The one who didn't make it--a music major from St. Paul's--is now a member of the Woodrow Wilson Society, the University's alternative to the clubs, which was established after the anti-Semitism scandal of 1958. If a Princeton man doesn't want to go through with Bicker or becomes dissatisfied with the system he can join Wilson or he can go Indepndent and eat in his room or in the town. The Wilson Society costs $830 to join, including board and fees. Most of the clubs cost over $1000. An Independent spends $400-$500 on food.
More than 90 per cent of the upperclassmen belong to clubs. Clubs are for eating, partying, talking, and little else. One club--Tower--sponsors speakers and discussions, but none of the other clubs do anything like that.
There is a clearly defined hierarchy at Princeton, and everyone knows about it. Especially blind dates from Vassar. There are also rigid stereotypes, and for the most part they hold. Ivy men are the aristocracy. Tiger and Cannon men are jocks (Tiger is for gentleman-jocks). Cottage men are campus leader types. And so on for all fifteen.
The present Bicker system, by which the clubs pick the sophomores they want, perpetuates the hierarchy and the stereoyptes. Bottom clubs are forced to "top cut"--not give bids to campus big shots they know will opt for one of the top five (Cottage, Ivy, Cap and Gown, Colonial, and Tiger Inn). The top clubs are pretty well assured of getting the men they want, and during Bicker they send out their best members to get the desirable sophomores.

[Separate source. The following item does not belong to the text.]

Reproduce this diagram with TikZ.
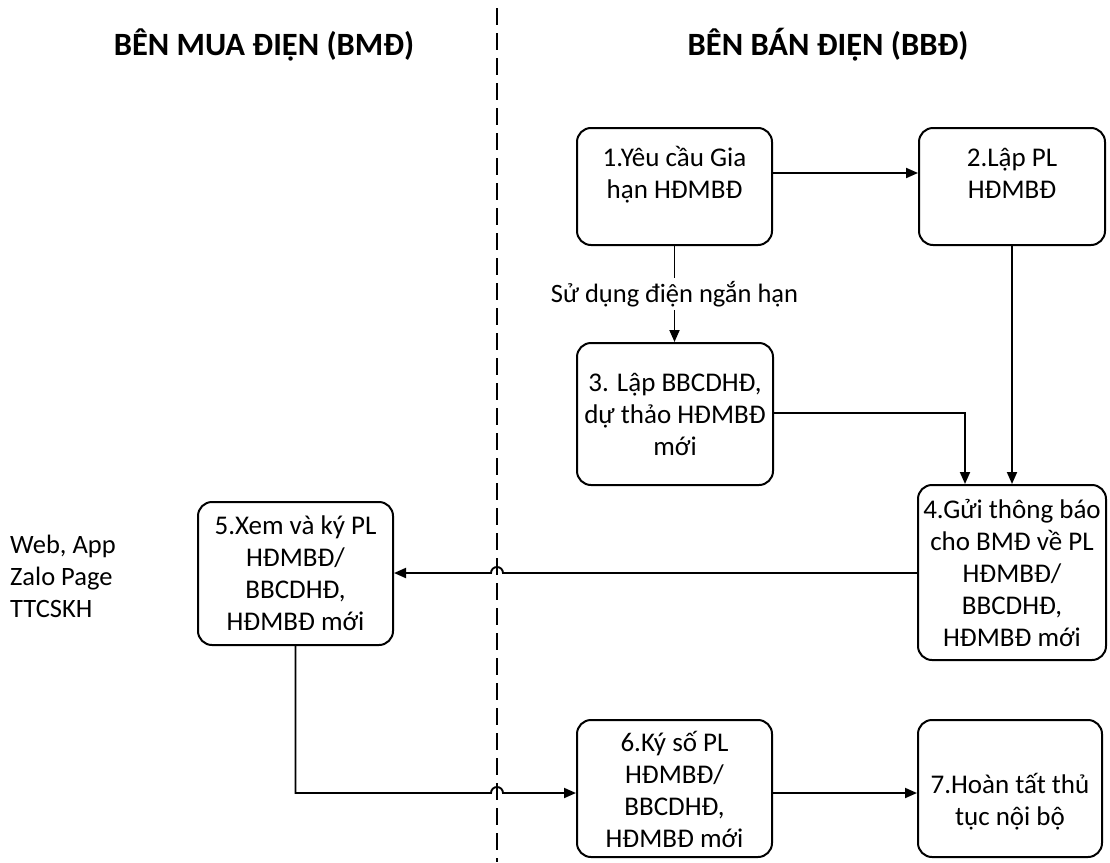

The committee that drafted the new Bicker proposals objects to the system's selectivity. "Built upon the selecton process, the hierarchy is the testament to the ethic generated by Bicker--the nebulous concept of 'coolness,'" the proposal reads. What the committee wants is a system similar to Harvard's House application system. Sophomores would list their first three club preferences, which would be respected as much as possible. The effect, of course, would be to make the clubs far more heterogeneous. The proposal would destroy the hierarchy, and a lot of the trauma of the Bicker ordeal. But it would also create a kind of club system a great number of Princeton men would not want.